Blood is a fluid that serves as a transport medium containing blood cells and is rich in oxygen, nutrients and chemicals. Blood is carried round the body within the blood vessels which could be either arteries or veins. For this to happen blood has to be maintained in a fluid state, striking a balance of not being ‘too thin’ as to cause bleeding or not being ‘solid’ thereby causing a blood clot. A blood clot is a gel-like clump of blood in the blood vessel. Having a blood clot is a serious medical condition that requires prompt intervention.

1. WHY DO BLOOD CLOTS HAPPEN?
Forming a blood clot is the body’s normal response to stop bleeding following an injury, however sometimes blood clots can occur abnormally (called a thrombus). A clot forms when there is an imbalance between the rate of blood flow, the blood vessels and the proteins required for coagulation. When a blood clot is present within the blood vessel there is obstruction in blood flow and may affect blood supply to affected organs. Blood clots could form in the veins or arteries. Venous blood clots usually occur in the large deep veins of the leg.

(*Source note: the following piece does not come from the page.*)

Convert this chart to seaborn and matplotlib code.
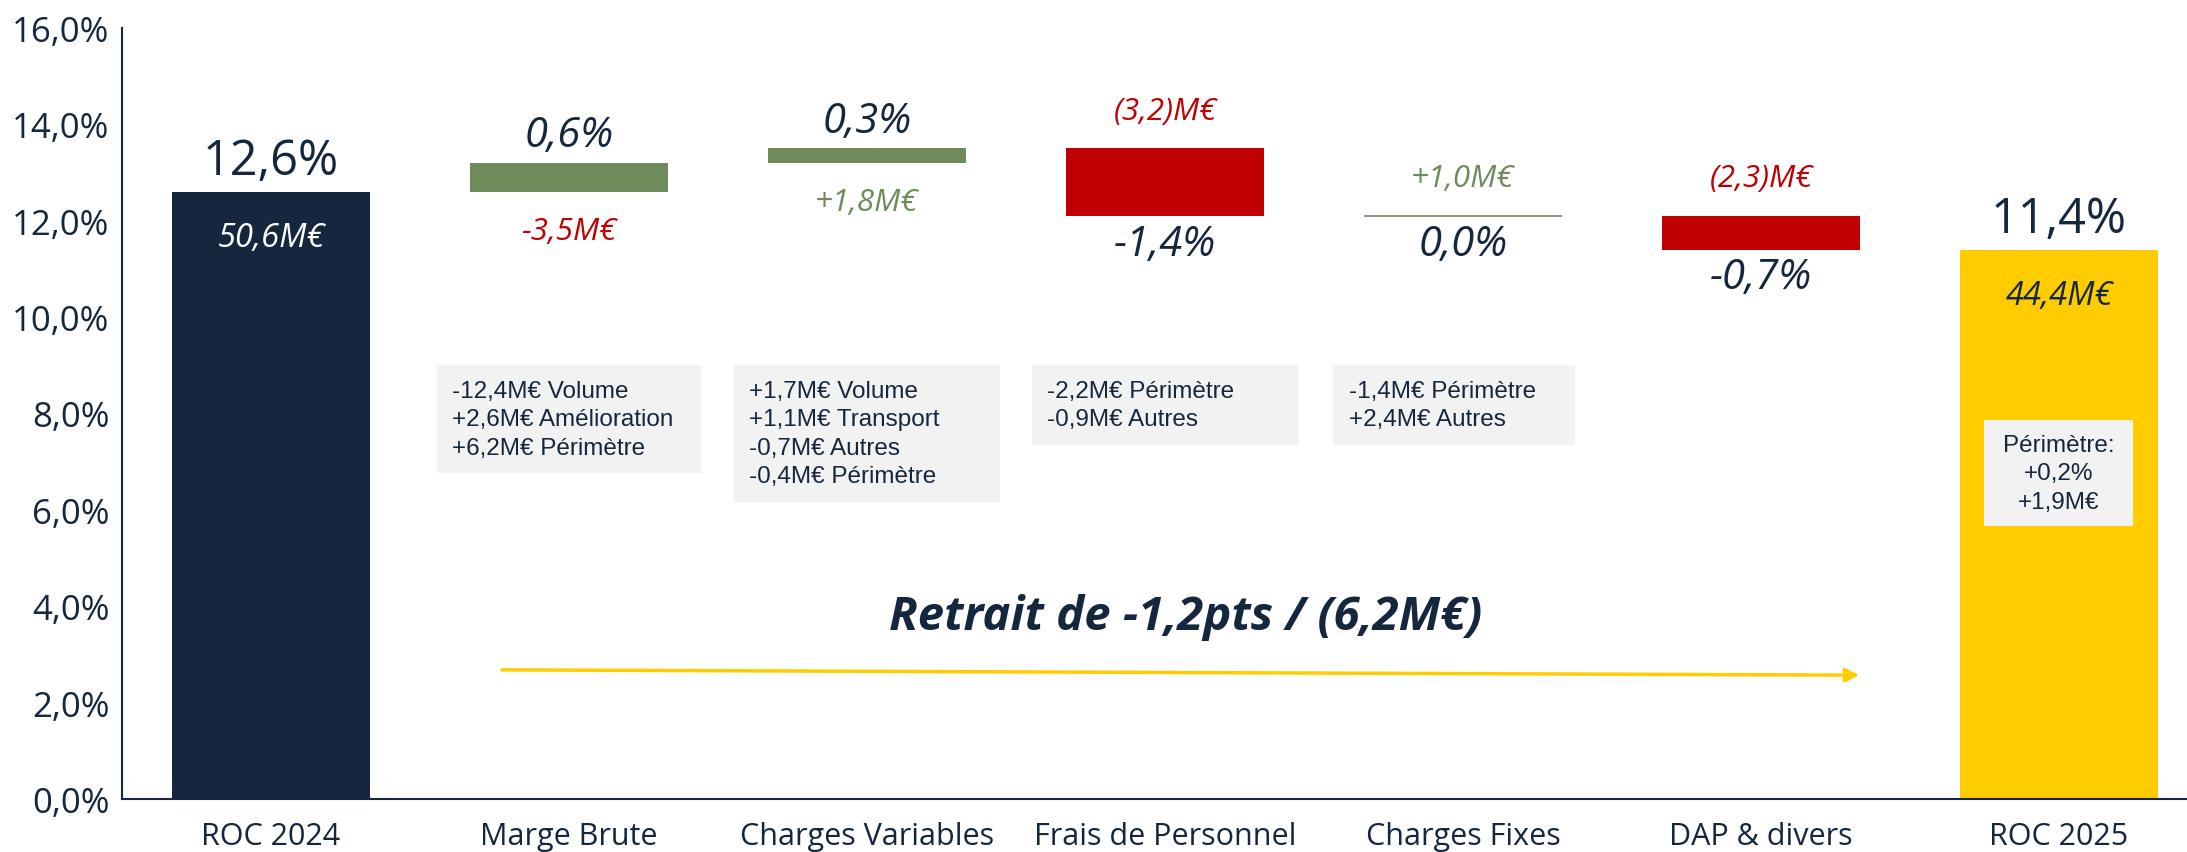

Occasionally, the blood clot can detach from the vein and be carried in the blood stream to the lungs, where it forms a wedge in the blood vessel and blocks blood supply to the lungs. Arterial clots are somewhat different from venous clots. They are usually as a result of deposits of atherosclerotic plaques within the arteries which rupture, causing the blood vessel to form a blood clot at that site. It may occur in blood vessels supplying vital organs such as the heart or brain.